O Sonho com Asas nasce de uma ilustração, que está agora a meio do livro. É uma "mulher menina, não sei, que está num espaço exterior, não sei explicar... às vezes não temos explicação para tudo. Aconteceu, não sei muito bem". Esta menina que saiu da imaginação de Fátima Afonso para o meio de um livro, fez nascer uma história escrita por Teresa Marques. A história de uma viagem, que pode ser a viagem de uma pessoa qualquer a um sítio qualquer. Com ou sem sapatos.
Voltemos a escutar a ilustradora: "O texto sofreu algumas alterações com os meus desenhos e os meus desenhos com o texto que ela me ia enviando, e o livro apareceu assim com naturalidade.

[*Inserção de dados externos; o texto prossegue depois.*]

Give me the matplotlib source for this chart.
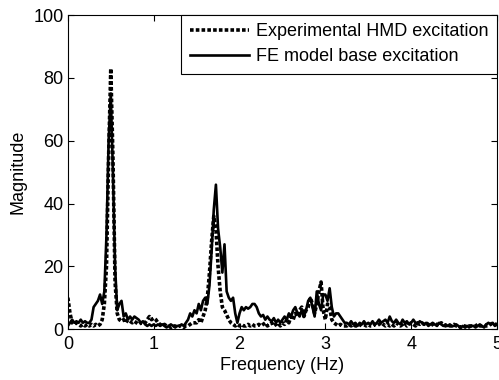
import numpy as np
import matplotlib.pyplot as plt

plt.rcParams['font.family'] = ['Liberation Sans', 'DejaVu Sans']

# frequency grid (Hz), 0.025 Hz step
freq = np.linspace(0, 5, 201)

# experimental HMD excitation (dotted)
exp_hmd = [
    10, 5, 2, 1.5, 2, 1.5, 1, 1.5, 1, 1.5,
    1, 1.5, 1, 1.5, 1, 1.5, 3, 8, 20, 55,
    83, 55, 15, 5, 3, 2.5, 3, 2, 3, 2.5,
    2, 2.5, 2, 1.5, 2, 1.5, 2, 3, 4, 3,
    3.5, 3, 2, 1.5, 1, 1.5, 1, 1, 0.5, 1,
    1, 0.5, 1, 1, 0.5, 1, 1, 1.5, 2, 2,
    2, 3, 2, 4, 6, 10, 18, 28, 36, 32,
    20, 12, 7, 6, 4.5, 3, 2, 1.5, 1, 1.5,
    1, 1.5, 1, 1, 1.5, 1, 1.5, 1, 1, 1.5,
    1, 1.5, 2, 1, 1.5, 2, 1, 1.5, 2, 1,
    2, 1.5, 3, 2, 4, 3, 5, 4, 6, 7,
    4, 6, 7, 10, 8, 5, 8, 12, 15, 6,
    3, 8, 7, 3, 2, 1.5, 1, 1.5, 1, 1,
    1, 1.5, 1, 1.5, 1, 1, 1.5, 1, 1.5, 1,
    1.5, 1, 1, 1.5, 1, 1.5, 2, 1.5, 1, 1.5,
    1, 1.5, 1, 2, 1.5, 1, 1.5, 2, 1, 1.5,
    2, 1.5, 1, 2, 1.5, 2, 1.5, 2, 1.5, 1,
    1.5, 2, 1.5, 1, 2, 1.5, 1, 1.5, 1, 1,
    1.5, 1, 1, 0.5, 1, 1, 0.5, 1, 1, 1,
    1, 1.5, 1, 1, 1.5, 1, 1, 1.5, 2, 1.5,
    1.5,
]

# FE model base excitation (solid)
fe_base = [
    1, 2, 3, 2, 2.5, 2, 3, 2, 2.5, 2,
    2, 3, 7, 8, 9, 11, 8, 12, 30, 60,
    75, 50, 20, 6, 8, 9, 4, 5, 3, 4,
    3, 4, 3.5, 3, 2, 2.5, 1.5, 1, 1.5, 1,
    1.5, 1, 1.5, 1, 1.5, 1, 0.5, 1, 1.5, 1,
    0.5, 1, 1, 1.5, 1, 2, 3, 5, 4, 6,
    5, 8, 6, 9, 10, 8, 14, 25, 38, 46,
    32, 26, 18, 27, 12, 10, 9, 10, 5, 2,
    5, 7, 6, 7, 6.5, 7, 8, 8, 7, 5,
    4, 4.5, 3, 4, 3, 2.5, 3.5, 2, 3, 2,
    3, 4, 3, 5, 4, 6, 7, 5, 4, 6,
    4, 6, 9, 10, 7, 4, 12, 8, 6, 11,
    11, 9, 13, 7, 4, 5, 5, 4, 3, 2,
    2, 1.5, 2.5, 1.5, 2, 1, 2, 1.5, 2.5, 1.5,
    2, 1.5, 2.5, 1.5, 2, 3, 2, 2.5, 3, 2,
    4, 2.5, 2, 3, 2, 1.5, 3, 2, 2.5, 1.5,
    2, 3, 2, 1.5, 2.5, 2, 1.5, 2, 1, 1.5,
    2, 1.5, 1, 2, 1.5, 1, 1.5, 1, 1.5, 1,
    1, 1.5, 1, 0.5, 1, 0.5, 1, 0.5, 1, 1,
    0.5, 1, 1.5, 1, 0.5, 1.5, 2, 1.5, 2, 1,
    1.5,
]

fig = plt.figure(figsize=(4.99, 3.80), dpi=100)
ax = fig.add_axes([0.136, 0.134, 0.86, 0.826])

ax.plot(freq, exp_hmd, color='black', linestyle=(0, (1, 0.6)), linewidth=2.6,
        label='Experimental HMD excitation')
ax.plot(freq, fe_base, color='black', linestyle='-', linewidth=1.9,
        label='FE model base excitation')

ax.set_xlim(0, 5)
ax.set_ylim(0, 100)
ax.set_xticks([0, 1, 2, 3, 4, 5])
ax.set_yticks([0, 20, 40, 60, 80, 100])
ax.tick_params(direction='in', top=True, right=True, labelsize=13, length=4)
ax.tick_params(axis='x', pad=5)
ax.tick_params(axis='y', pad=3)
for s in ax.spines.values():
    s.set_linewidth(0.8)

ax.set_xlabel('Frequency (Hz)', fontsize=13, labelpad=3)
ax.set_ylabel('Magnitude', fontsize=13, labelpad=5)

leg = ax.legend(loc='upper right', fontsize=13, handlelength=3.3,
                handletextpad=0.4, borderaxespad=0, fancybox=False,
                framealpha=1, edgecolor='black', borderpad=0.45,
                labelspacing=0.45)
leg.get_frame().set_linewidth(0.8)

fig.savefig('out.png', dpi=100)
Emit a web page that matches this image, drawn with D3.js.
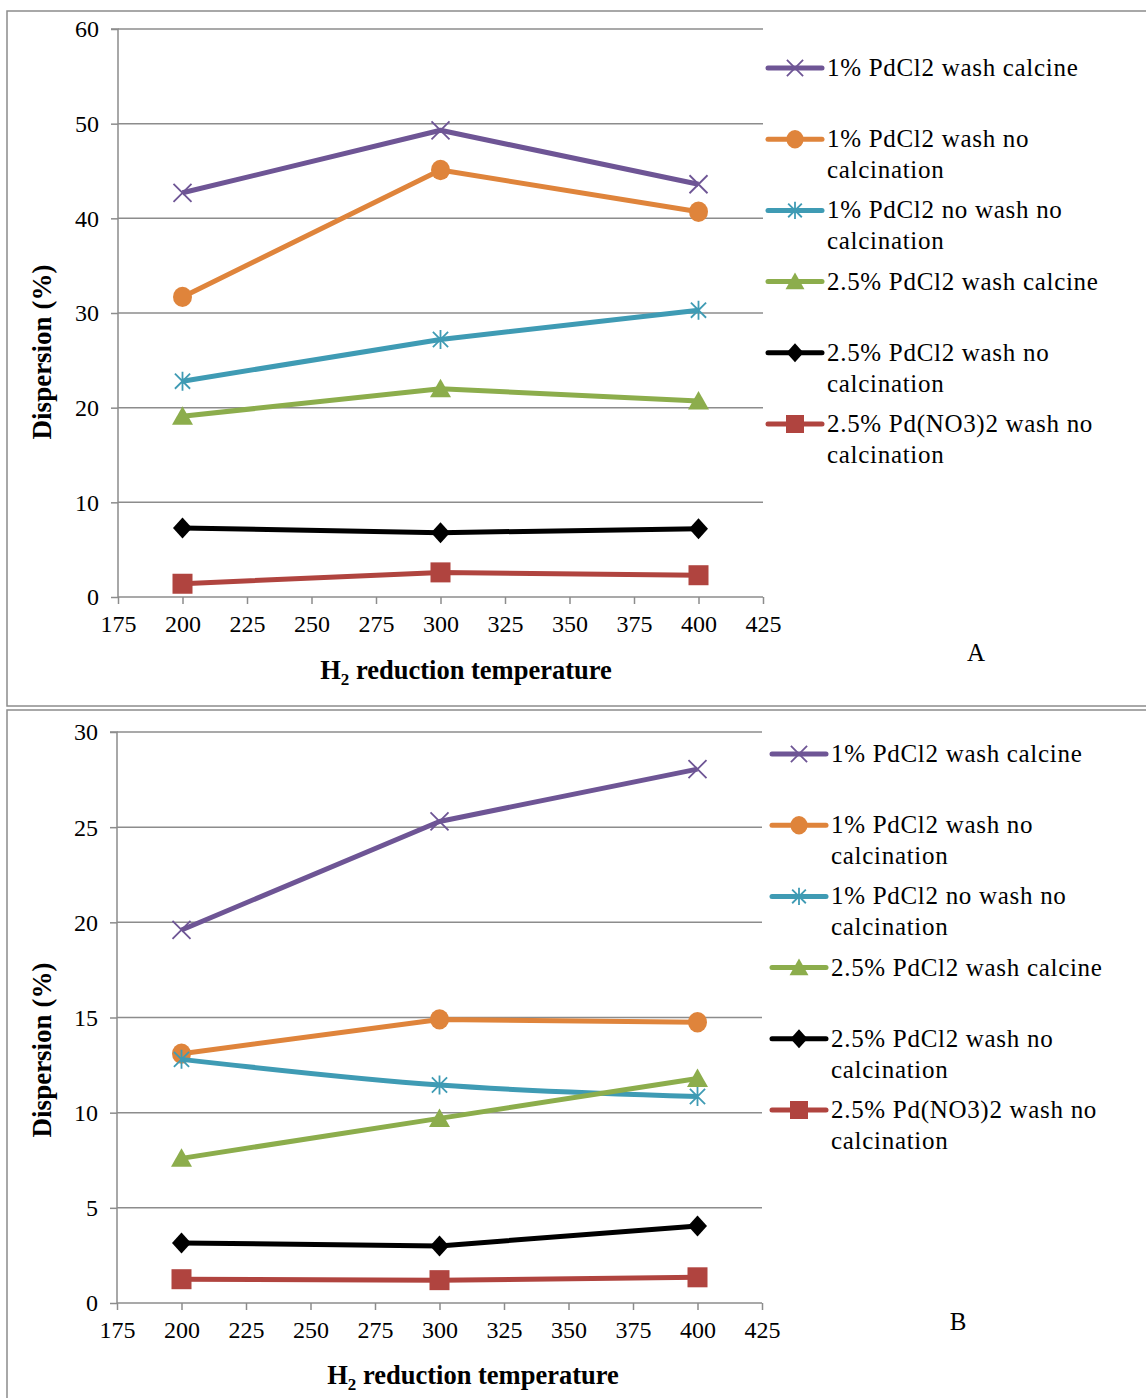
<!DOCTYPE html>
<html><head><meta charset="utf-8">
<script src="https://cdn.jsdelivr.net/npm/d3@7"></script>
<style>body{margin:0;background:#fff}svg{display:block}</style>
</head><body>
<svg id="c" width="1146" height="1398"></svg>
<script>
// ---------- data ----------
const temperatures = [200, 300, 400];
const xTicks = [175, 200, 225, 250, 275, 300, 325, 350, 375, 400, 425];
const yTicksA = [0, 10, 20, 30, 40, 50, 60];
const yTicksB = [0, 5, 10, 15, 20, 25, 30];

const legendLabels = [
  ["1% PdCl2 wash calcine"],
  ["1% PdCl2 wash no", "calcination"],
  ["1% PdCl2 no wash no", "calcination"],
  ["2.5% PdCl2 wash calcine"],
  ["2.5% PdCl2 wash no", "calcination"],
  ["2.5% Pd(NO3)2 wash no", "calcination"]
];
const seriesColors = ["#6E5595", "#DF843B", "#3F9BB4", "#8CAD4C", "#000000", "#B0443F"];
const seriesMarkers = ["x", "circle", "star", "triangle", "diamond", "square"];

// Panel A values (Dispersion %)
const a_1PdCl2WashCalcine   = [42.7, 49.3, 43.6];
const a_1PdCl2WashNoCalc    = [31.7, 45.1, 40.7];
const a_1PdCl2NoWashNoCalc  = [22.8, 27.2, 30.3];
const a_25PdCl2WashCalcine  = [19.1, 22.0, 20.7];
const a_25PdCl2WashNoCalc   = [7.3, 6.8, 7.2];
const a_25PdNO3WashNoCalc   = [1.4, 2.6, 2.3];

// Panel B values (Dispersion %)
const b_1PdCl2WashCalcine   = [19.6, 25.3, 28.05];
const b_1PdCl2WashNoCalc    = [13.1, 14.9, 14.75];
const b_1PdCl2NoWashNoCalc  = [12.8, 11.45, 10.85];
const b_25PdCl2WashCalcine  = [7.6, 9.7, 11.8];
const b_25PdCl2WashNoCalc   = [3.15, 3.0, 4.05];
const b_25PdNO3WashNoCalc   = [1.25, 1.2, 1.35];

const seriesA = [a_1PdCl2WashCalcine, a_1PdCl2WashNoCalc, a_1PdCl2NoWashNoCalc, a_25PdCl2WashCalcine, a_25PdCl2WashNoCalc, a_25PdNO3WashNoCalc];
const seriesB = [b_1PdCl2WashCalcine, b_1PdCl2WashNoCalc, b_1PdCl2NoWashNoCalc, b_25PdCl2WashCalcine, b_25PdCl2WashNoCalc, b_25PdNO3WashNoCalc];

// ---------- drawing ----------
const svg = d3.select("#c");
const GRID = "#8C8C8C";
const FONT = "'Liberation Serif','Times New Roman',Times,serif";
const LW = 5;

function drawMarker(g, type, cx, cy, color, scale) {
  const s = scale || 1;
  if (type === "x") {
    const h = 9 * s;
    g.append("path").attr("d", `M${cx-h},${cy-h}L${cx+h},${cy+h}M${cx-h},${cy+h}L${cx+h},${cy-h}`)
      .attr("stroke", color).attr("stroke-width", 1.8).attr("fill", "none");
  } else if (type === "star") {
    const h = 9.5 * s;
    g.append("path").attr("d", `M${cx-h*0.8},${cy-h*0.8}L${cx+h*0.8},${cy+h*0.8}M${cx-h*0.8},${cy+h*0.8}L${cx+h*0.8},${cy-h*0.8}M${cx},${cy-h}L${cx},${cy+h}`)
      .attr("stroke", color).attr("stroke-width", 1.8).attr("fill", "none");
  } else if (type === "circle") {
    g.append("ellipse").attr("cx", cx).attr("cy", cy).attr("rx", 9.5 * s).attr("ry", 10.2 * s).attr("fill", color);
  } else if (type === "triangle") {
    const w = 10.5 * s, hh = 10 * s;
    g.append("path").attr("d", `M${cx},${cy-hh}L${cx+w},${cy+hh*0.85}L${cx-w},${cy+hh*0.85}Z`).attr("fill", color);
  } else if (type === "diamond") {
    const w = 9.5 * s, hh = 10.5 * s;
    g.append("path").attr("d", `M${cx},${cy-hh}L${cx+w},${cy}L${cx},${cy+hh}L${cx-w},${cy}Z`).attr("fill", color);
  } else if (type === "square") {
    const h = 10 * s;
    g.append("rect").attr("x", cx - h).attr("y", cy - h).attr("width", 2 * h).attr("height", 2 * h).attr("fill", color);
  }
}

function drawPanel(cfg) {
  const g = svg.append("g");
  g.append("rect").attr("x", cfg.frame[0]).attr("y", cfg.frame[1]).attr("width", cfg.frame[2]).attr("height", cfg.frame[3])
    .attr("fill", "#fff").attr("stroke", GRID).attr("stroke-width", 1.5);

  const x = d3.scaleLinear().domain([175, 425]).range([cfg.x0, cfg.x1]);
  const y = d3.scaleLinear().domain([0, cfg.yMax]).range([cfg.y1, cfg.y0]);

  g.append("g").selectAll("line").data(cfg.yTicks.filter(d => d > 0)).join("line")
    .attr("x1", cfg.x0).attr("x2", cfg.x1).attr("y1", d => y(d)).attr("y2", d => y(d))
    .attr("stroke", GRID).attr("stroke-width", 1.5);

  const ya = g.append("g").attr("transform", `translate(${cfg.x0},0)`)
    .call(d3.axisLeft(y).tickValues(cfg.yTicks).tickSize(7).tickPadding(12).tickFormat(d3.format("d")));
  ya.attr("font-family", FONT);
  ya.select(".domain").attr("stroke", GRID).attr("stroke-width", 1.5).attr("d", `M-7,${cfg.y0}H0V${cfg.y1}`);
  ya.selectAll(".tick line").attr("stroke", GRID).attr("stroke-width", 1.5);
  ya.selectAll(".tick text").attr("font-family", FONT).attr("font-size", 24).attr("fill", "#000").attr("dy", "0.33em");

  const xa = g.append("g").attr("transform", `translate(0,${cfg.y1})`)
    .call(d3.axisBottom(x).tickValues(xTicks).tickSize(7).tickPadding(11).tickFormat(d3.format("d")));
  xa.attr("font-family", FONT);
  xa.select(".domain").attr("stroke", GRID).attr("stroke-width", 1.5).attr("d", `M${cfg.x0},0H${cfg.x1}`);
  xa.selectAll(".tick line").attr("stroke", GRID).attr("stroke-width", 1.5);
  xa.selectAll(".tick text").attr("font-family", FONT).attr("font-size", 24).attr("fill", "#000");

  const xt = g.append("text").attr("x", cfg.xTitle[0]).attr("y", cfg.xTitle[1]).attr("text-anchor", "middle")
    .attr("font-family", FONT).attr("font-size", 26.5).attr("font-weight", "bold").attr("fill", "#000");
  xt.append("tspan").text("H");
  xt.append("tspan").text("2").attr("font-size", 17).attr("dy", 6);
  xt.append("tspan").text(" reduction temperature").attr("dy", -6);

  g.append("text").attr("transform", `translate(${cfg.yTitle[0]},${cfg.yTitle[1]}) rotate(-90)`)
    .attr("text-anchor", "middle").attr("font-family", FONT).attr("font-size", 27).attr("font-weight", "bold")
    .attr("fill", "#000").text("Dispersion (%)");

  cfg.series.forEach((vals, i) => {
    const pts = temperatures.map((t, j) => [x(t), y(vals[j])]);
    const curve = (cfg.smooth && cfg.smooth[i]) ? d3.curveCatmullRom.alpha(0.5) : d3.curveLinear;
    g.append("path").attr("d", d3.line().curve(curve)(pts)).attr("fill", "none")
      .attr("stroke", seriesColors[i]).attr("stroke-width", LW).attr("stroke-linejoin", "round");
    pts.forEach(p => drawMarker(g, seriesMarkers[i], p[0], p[1], seriesColors[i]));
  });

  legendLabels.forEach((lines, i) => {
    const cy = cfg.legY + i * cfg.legStep;
    g.append("line").attr("x1", cfg.legX).attr("x2", cfg.legX + 54).attr("y1", cy).attr("y2", cy)
      .attr("stroke", seriesColors[i]).attr("stroke-width", LW).attr("stroke-linecap", "round");
    drawMarker(g, seriesMarkers[i], cfg.legX + 27, cy, seriesColors[i], 0.9);
    lines.forEach((ln, k) => {
      g.append("text").attr("x", cfg.legX + 59).attr("y", cy + 8 + k * 31)
        .attr("font-family", FONT).attr("font-size", 25).attr("letter-spacing", 0.7).attr("fill", "#000").text(ln);
    });
  });

  g.append("text").attr("x", cfg.letter[1]).attr("y", cfg.letter[2]).attr("text-anchor", "middle")
    .attr("font-family", FONT).attr("font-size", 25).attr("fill", "#000").text(cfg.letter[0]);
}

drawPanel({
  frame: [7, 11, 1146, 695],
  x0: 118, x1: 763, y0: 29, y1: 597, yMax: 60, yTicks: yTicksA,
  series: seriesA,
  xTitle: [466, 679], yTitle: [51, 352],
  legX: 768, legY: 68, legStep: 71.2,
  letter: ["A", 976, 661]
});

drawPanel({
  frame: [7, 710, 1146, 700],
  x0: 117, x1: 762, y0: 732, y1: 1303, yMax: 30, yTicks: yTicksB,
  series: seriesB, smooth: [false, false, true, false, false, false],
  xTitle: [473, 1384], yTitle: [51, 1050],
  legX: 772, legY: 754, legStep: 71.2,
  letter: ["B", 958, 1330]
});
</script>
</body></html>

Teve tempo. Nós decidimos concorrer ao prémio Compostela para álbuns ilustrados, o trabalho estava todo em maquete e tinha já três originais em produto final e enviei no último minuto e tivemos a sorte de ficarmos em segundo lugar e depois a Kalandraka publicou. O prémio foi em 2014, entretanto demorei cerca de um ano até o livro ser publicado". Uma ilustração que faz nascer uma história que faz nascer outras ilustrações que ganham um prémio que dão origem a um livro. Foi assim com Sonho com Asas.
Os desenhos de Fátima Afonso transportam muitas referências do mundo da pintura. Talvez aqui Hieronymus Bosch, ali [O Meu Primeiro Eça de Queirós, de Luísa Ducla Soares, 2011] Klimt. "Sim" - admite. "Porque nós vamos buscar a inspiração a muitos lados. Eu vou muito à história da pintura, é evidente, acho que não posso fugir a isso. O nosso imaginário vai sendo construído ao longo do tempo que vamos vivendo e vamos recebendo estas influências e é natural que isso passe para o nosso trabalho", considera.
Gosta de utilizar "técnica mista" - "Dou sempre uma base de aguarela para definir a mancha de cor, depois vou sobrepondo outros materiais: guache, acrílico, lápis de cor, novamente aguarela, pontualmente colagem. Programas de desenho não utilizo, a não ser para ampliar um esboço ou outro."
No estirador do quartinho de sua casa onde abre a porta ao seu mundo estão vários projetos. Todos feitos de tempo. E outros materiais.